Source: ESO

Des astronomes ont obtenu la meilleure image jamais réalisée d'une étoile qui a perdu la majorité de sa matière au profit d'un compagnon stellaire "vampire". En combinant la lumière captée par quatre télescopes de l'Observatoire de Paranal de l'ES0, ils ont créé un télescope virtuel de 130 mètres de diamètre avec une "vue" 50 fois plus perçante que celle du télescope spatial NASA/ESA Hubble. De manière surprenante, les nouveaux résultats montrent que le transfert de masse d'une étoile à l'autre dans ce système double est plus doux que prévu.

 "Nous pouvons aujourd'hui combiner la lumière de quatre télescopes du VLT et créer des images extrêmement précises beaucoup plus rapidement qu'auparavant," explique Nicolas Blind (IPAG, Grenoble, France), qui est l'auteur principal de l'article présentant ces résultats. "Les images sont tellement précises que nous pouvons non seulement voir les étoiles se tournant autour l'une de l'autre, mais aussi  mesurer la taille de la plus grosse des deux étoiles."

Les astronomes ont observé (1) le système peu commun SS Leporis dans la constellation du Lièvre, qui contient deux étoiles qui se tournent l'une autour de l'autre en 260 jours.
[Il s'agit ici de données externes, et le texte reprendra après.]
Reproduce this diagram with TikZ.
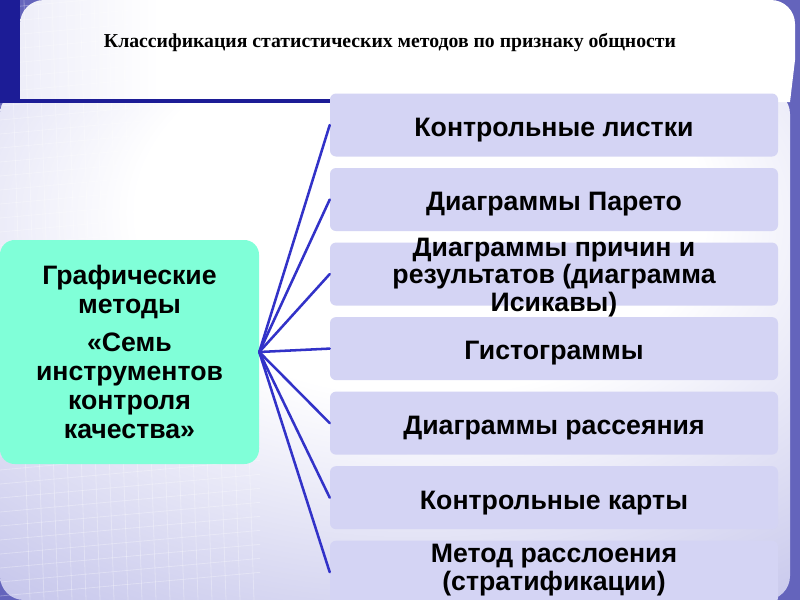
\documentclass[tikz,border=0pt]{standalone}
\usepackage{fontspec}
\setmainfont{Liberation Sans}
\newfontfamily\titlefont{Liberation Serif}
\usetikzlibrary{positioning}
\definecolor{slidebg}{RGB}{100,100,188}
\definecolor{framedark}{RGB}{28,28,150}
\definecolor{bandleft}{RGB}{190,190,232}
\definecolor{bandright}{RGB}{118,118,198}
\definecolor{mainedge}{RGB}{200,200,236}
\definecolor{maindark}{RGB}{100,100,186}
\definecolor{aqua}{RGB}{128,255,216}
\definecolor{lavbox}{RGB}{212,212,244}
\definecolor{linkblue}{RGB}{50,50,200}
\pgfdeclarehorizontalshading{titleband}{100bp}{color(0bp)=(bandleft); color(34bp)=(white); color(78bp)=(white); color(100bp)=(bandright)}
\pgfdeclareradialshading{mainback}{\pgfpoint{2bp}{16bp}}{color(0bp)=(white); color(18bp)=(white); color(42bp)=(mainedge); color(80bp)=(maindark); color(100bp)=(maindark)}
\newcommand{\overlines}[1]{\smash{\begin{tabular}{@{}c@{}}#1\end{tabular}}}

\begin{document}
\begin{tikzpicture}[x=0.75pt,y=-0.75pt,line cap=round,line join=round,
  methodbox/.style={fill=lavbox,rounded corners=4.5pt,minimum width=336pt,minimum height=47.25pt,
    inner sep=0pt,align=center,text height=17pt,text depth=0pt,font=\bfseries\fontsize{20}{20.5}\selectfont},
  groupbox/.style={fill=aqua,rounded corners=11pt,minimum width=194.25pt,minimum height=168pt,
    inner sep=0pt,align=center,font=\bfseries\fontsize{20}{21.75}\selectfont},
  gridline/.style={white,opacity=0.3,line width=0.6pt},
  link/.style={draw=linkblue,line width=1.9pt}]
\useasboundingbox (0,0) rectangle (800,600);
% background of the slide
\fill[slidebg] (0,0) rectangle (800,600);
\shade[shading=mainback,rounded corners=18pt] (0,90) -- (790,90) -- (790,600) -- (0,600) -- cycle;
\shade[shading=titleband] (20,102) [rounded corners=18pt] -- (20,0) -- (795,0) [sharp corners] -- (795,60) -- (790,102) -- cycle;
\begin{scope}
  \clip (20,0) rectangle (330,100) (0,103) rectangle (260,600);
  \foreach \x in {10,24,...,260}
    \draw[gridline] (\x,0) -- (\x+20,600);
  \foreach \y in {8,22,...,600}
    \draw[gridline] (0,\y) -- (330,\y-30);
\end{scope}
\fill[framedark] (0,0) rectangle (20,100);
\draw[framedark,line width=2.6pt,line cap=butt] (0,101) -- (340,101);
% title
\node[font=\titlefont\bfseries\fontsize{14.8}{18}\selectfont] (title) at (390,43) {Классификация статистических методов по признаку общности};
% left group
\node[groupbox] (grafic) at (129.5,352) {Графические\\методы\\[7pt]«Семь\\инструментов\\контроля\\качества»};
\coordinate (hub) at (grafic.east);
% methods
\node[methodbox] (m1) at (554,125) {Контрольные листки};
\node[methodbox,below=8.25pt of m1] (m2) {Диаграммы Парето};
\node[methodbox,below=8.25pt of m2] (m3) {\overlines{Диаграммы причин и\\результатов (диаграмма\\Исикавы)}};
\node[methodbox,below=8.25pt of m3] (m4) {Гистограммы};
\node[methodbox,below=8.25pt of m4] (m5) {Диаграммы рассеяния};
\node[methodbox,below=8.25pt of m5] (m6) {Контрольные карты};
\node[methodbox,below=8.25pt of m6] (m7) {\raisebox{4pt}{\overlines{Метод расслоения\\(стратификации)}}};
\foreach \i in {1,...,7}
  \draw[link] (hub) -- (m\i.west);
\end{tikzpicture}
\end{document}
La distance qui sépare ces deux étoiles est seulement un peu plus grande que la distance entre la Terre et le Soeil, alors que la plus grande et la plus froide des deux étoiles s'étend sur un quart de cette distance - ce qui correspond environ à l'orbite de Mercure. Du fait de cette proximité, l'étoile chaude de ce système a  déjà cannibalisé prês de la moitié de la masse de la plus grande étoile.
 "Nous savions que cette étoile double était peu commune  et que de la matière s'écoulait d'une étoile sur l'autre", précise Henri Boffin de l'ESO, coauteur de cet article. "Toutefois, ce que nous avons trouvé c'est que la manière dont se déroule très probablement le transfert de masse est totalement différente des modèles précédents décrivant ce processus."

Les nouvelles observations sont suffisamment précises pour montrer que l'étoile géante est plus petite que ce que l'on pensait précédemment, rendant le processus par lequel la géante rouge déverse de la matière sur sa compagne stellaire beaucoup plus difficile à expliquer. Les astronomes pensent à présent que plutôt que de s'écouler d'une étoile vers l'autre, la matière doit être expulsée de l'étoile géante sous forme de vent stellaire et capturée par le compagnon le plus chaud de ce système.
 "Ces observations ont mis en évidence la nouvelle capacité de l'interféromètre du VLT (le VLTI) à réaliser des images. Elles ouvrent la voie pour de nombreuses et fascinantes études à venir sur les étoiles doubles en interaction," conclut Jean-Philippe Berger, un des coauteurs.

Notes: (1) Les images ont été réalisées à partir d'observations effectuées avec l'interféromètre du très grand télescope (VLTI) à l'Observatoire de Paranal de l'ESO en utilisant les quatre Télescopes Auxiliaires de 1,8 mètre afin de faire converger la lumière vers un nouvel instrument appelé PIONIER.
PIONIER, développé au LAOG/IPAG à Grenoble, en France, est un instrument visiteur à l'Observatoire de Paranal. PIONIER est financé par l'Université Joseph Fourier, IPAG, INSU-CNRS (ASHRA-PNPS-PNP) ANR 2G-VLTI ANR Exozodi. L'IPAG fait partie de l'Observatoire de Grenoble (OSUG).

Les ingénieurs du VLTI doivent contrôler la distance parcourue par la lumière depuis les télescopes séparés par de grandes distances avec une précision d'environ un centième de l'épaisseur d'un cheveu humain.  Une fois que la lumière a atteint PIONIER, elle est alors acheminée vers le coeur de l'instrument : un remarquable circuit optique, plus petit qu'une carte de crédit, qui conduit pour finir les flux lumineux provenant des quatre télescopes en même temps de manière très précise afin qu'ils puissent interférer entre eux. Le pouvoir de résolution qui résulte de ce réseau de télescopes a la précision, non pas des Télescopes Auxiliaires de 1,8 mètre individuel, mais d'un télescope virtuel bien plus grand d'environ 130 mètres de diamètre, dont la seule limite est en fait l'éloignement possible entre les télescopes. La résolution du télescope spatial NASA/ESA Hubble est approximativement de 50 milliarcsecondes alors que la résolution accessible avec le VLTI est d'environ une milliarcseconde - ce qui correspond à la taille apparente d'un astronaute à la surface de la Lune, vu depuis la Terre.